Anna is on loan from Mesa Verde (the site of book three, Ill Wind) to help fight the Jackknife fire. It was started, they believe, by a careless camper. His body (and his dog's body) are found at the point of origin.
Things start going awry and one of Anna's team is injured during a flareup. In trying to save him, Anna and the others are trapped in a freak snow storm. She has do everything she can to both survive and solve not one, but two murders.
Now Lassen's one of the volanic mountains that dots the edge of the inland valley that runs northwards through Oregon and Washington. Even in the middle of summer, it has snow at its peak. The snowy season runs from November to April. The California fire season runs from summer through the first rains or snows of mid autumn. It's in that overlap that this book takes place.
I've mentioned before that Anna's attitude gets on my nerves sometimes. When left with nothing to do, she wallows in self pity (over her husband's death) and self medicates with alcohol. She also seems to attract the worst of men — especially in coworkers she's bound to be stuck in the wilderness with. Here, as Anna is literally stuck in a very small piece of the mountain, trapped both by fire and snow, there is plenty of time for Anna to wallow and for the men she's with to become the JERKs that drive these mysteries.

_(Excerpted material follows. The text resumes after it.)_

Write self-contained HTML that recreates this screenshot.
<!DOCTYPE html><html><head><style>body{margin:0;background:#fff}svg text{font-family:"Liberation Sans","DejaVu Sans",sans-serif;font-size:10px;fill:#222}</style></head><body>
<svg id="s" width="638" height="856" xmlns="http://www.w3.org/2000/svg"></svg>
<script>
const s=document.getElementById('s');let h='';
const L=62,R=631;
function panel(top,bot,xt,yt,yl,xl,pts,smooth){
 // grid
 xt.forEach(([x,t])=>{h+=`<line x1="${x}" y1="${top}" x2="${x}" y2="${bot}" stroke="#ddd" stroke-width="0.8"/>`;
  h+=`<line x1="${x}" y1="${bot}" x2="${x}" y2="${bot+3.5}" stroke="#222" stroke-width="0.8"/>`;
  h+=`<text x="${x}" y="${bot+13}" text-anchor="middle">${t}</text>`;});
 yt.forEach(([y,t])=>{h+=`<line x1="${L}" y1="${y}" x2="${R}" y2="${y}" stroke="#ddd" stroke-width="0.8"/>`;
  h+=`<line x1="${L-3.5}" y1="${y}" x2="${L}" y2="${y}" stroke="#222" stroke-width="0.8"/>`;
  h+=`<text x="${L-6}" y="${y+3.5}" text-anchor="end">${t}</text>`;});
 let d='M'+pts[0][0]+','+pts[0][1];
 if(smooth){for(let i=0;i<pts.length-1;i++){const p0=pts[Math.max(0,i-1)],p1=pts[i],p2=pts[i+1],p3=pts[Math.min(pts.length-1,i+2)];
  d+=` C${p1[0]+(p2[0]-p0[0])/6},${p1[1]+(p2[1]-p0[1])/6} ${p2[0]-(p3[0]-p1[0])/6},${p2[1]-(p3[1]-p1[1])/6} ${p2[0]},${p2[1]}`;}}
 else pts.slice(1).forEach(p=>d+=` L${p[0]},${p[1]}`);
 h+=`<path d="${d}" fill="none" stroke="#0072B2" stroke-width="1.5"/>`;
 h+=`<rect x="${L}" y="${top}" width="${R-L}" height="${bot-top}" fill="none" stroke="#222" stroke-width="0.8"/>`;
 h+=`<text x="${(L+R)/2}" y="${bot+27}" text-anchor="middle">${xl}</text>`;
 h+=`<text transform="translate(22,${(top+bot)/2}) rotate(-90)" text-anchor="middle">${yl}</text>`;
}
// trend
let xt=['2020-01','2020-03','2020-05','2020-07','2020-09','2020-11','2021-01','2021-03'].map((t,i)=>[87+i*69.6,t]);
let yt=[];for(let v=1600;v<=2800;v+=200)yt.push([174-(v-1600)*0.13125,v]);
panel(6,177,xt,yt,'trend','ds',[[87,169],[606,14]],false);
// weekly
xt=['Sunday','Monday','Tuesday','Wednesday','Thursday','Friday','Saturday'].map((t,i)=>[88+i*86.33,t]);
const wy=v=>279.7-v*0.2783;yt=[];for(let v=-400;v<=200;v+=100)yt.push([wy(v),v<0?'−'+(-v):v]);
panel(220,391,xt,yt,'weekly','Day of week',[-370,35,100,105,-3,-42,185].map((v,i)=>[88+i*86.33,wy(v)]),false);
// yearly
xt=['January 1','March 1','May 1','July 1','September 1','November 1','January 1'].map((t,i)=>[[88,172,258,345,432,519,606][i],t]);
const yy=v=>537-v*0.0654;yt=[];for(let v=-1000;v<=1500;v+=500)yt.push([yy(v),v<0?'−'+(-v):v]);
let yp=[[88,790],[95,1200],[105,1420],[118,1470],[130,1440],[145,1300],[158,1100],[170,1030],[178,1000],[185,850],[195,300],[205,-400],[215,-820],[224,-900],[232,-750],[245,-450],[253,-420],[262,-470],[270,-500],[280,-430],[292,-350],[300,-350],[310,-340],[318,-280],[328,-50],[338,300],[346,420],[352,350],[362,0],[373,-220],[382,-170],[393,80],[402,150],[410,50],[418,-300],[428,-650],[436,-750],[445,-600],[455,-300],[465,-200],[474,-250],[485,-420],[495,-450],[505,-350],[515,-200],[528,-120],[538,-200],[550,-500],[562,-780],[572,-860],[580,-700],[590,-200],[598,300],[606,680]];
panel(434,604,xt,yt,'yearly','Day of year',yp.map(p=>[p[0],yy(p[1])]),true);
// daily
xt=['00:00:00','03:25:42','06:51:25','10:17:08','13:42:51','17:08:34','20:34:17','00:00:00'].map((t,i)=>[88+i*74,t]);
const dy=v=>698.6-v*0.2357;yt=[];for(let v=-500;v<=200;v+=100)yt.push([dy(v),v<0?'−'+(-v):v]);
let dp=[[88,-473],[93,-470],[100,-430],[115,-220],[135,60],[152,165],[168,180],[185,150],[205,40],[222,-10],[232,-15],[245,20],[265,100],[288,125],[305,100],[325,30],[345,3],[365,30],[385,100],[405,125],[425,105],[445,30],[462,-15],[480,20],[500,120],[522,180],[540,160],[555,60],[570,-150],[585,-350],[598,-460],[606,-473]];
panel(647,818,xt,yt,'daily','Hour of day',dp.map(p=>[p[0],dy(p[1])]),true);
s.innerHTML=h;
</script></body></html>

To further slow things down, this mystery has a second point of view — that of Anna's potential boyfriend, Frederick. He works on the research half of the mystery, while Anna tries to collect the evidence (while staying alive despite the poor weather, injuries, and the fire). This split narrative approach did not work. Had I been reading a print version, I would have skipped the parts with Frederick. Unfortunately I was listening to an audio with very long tracks so skipping wasn't easy.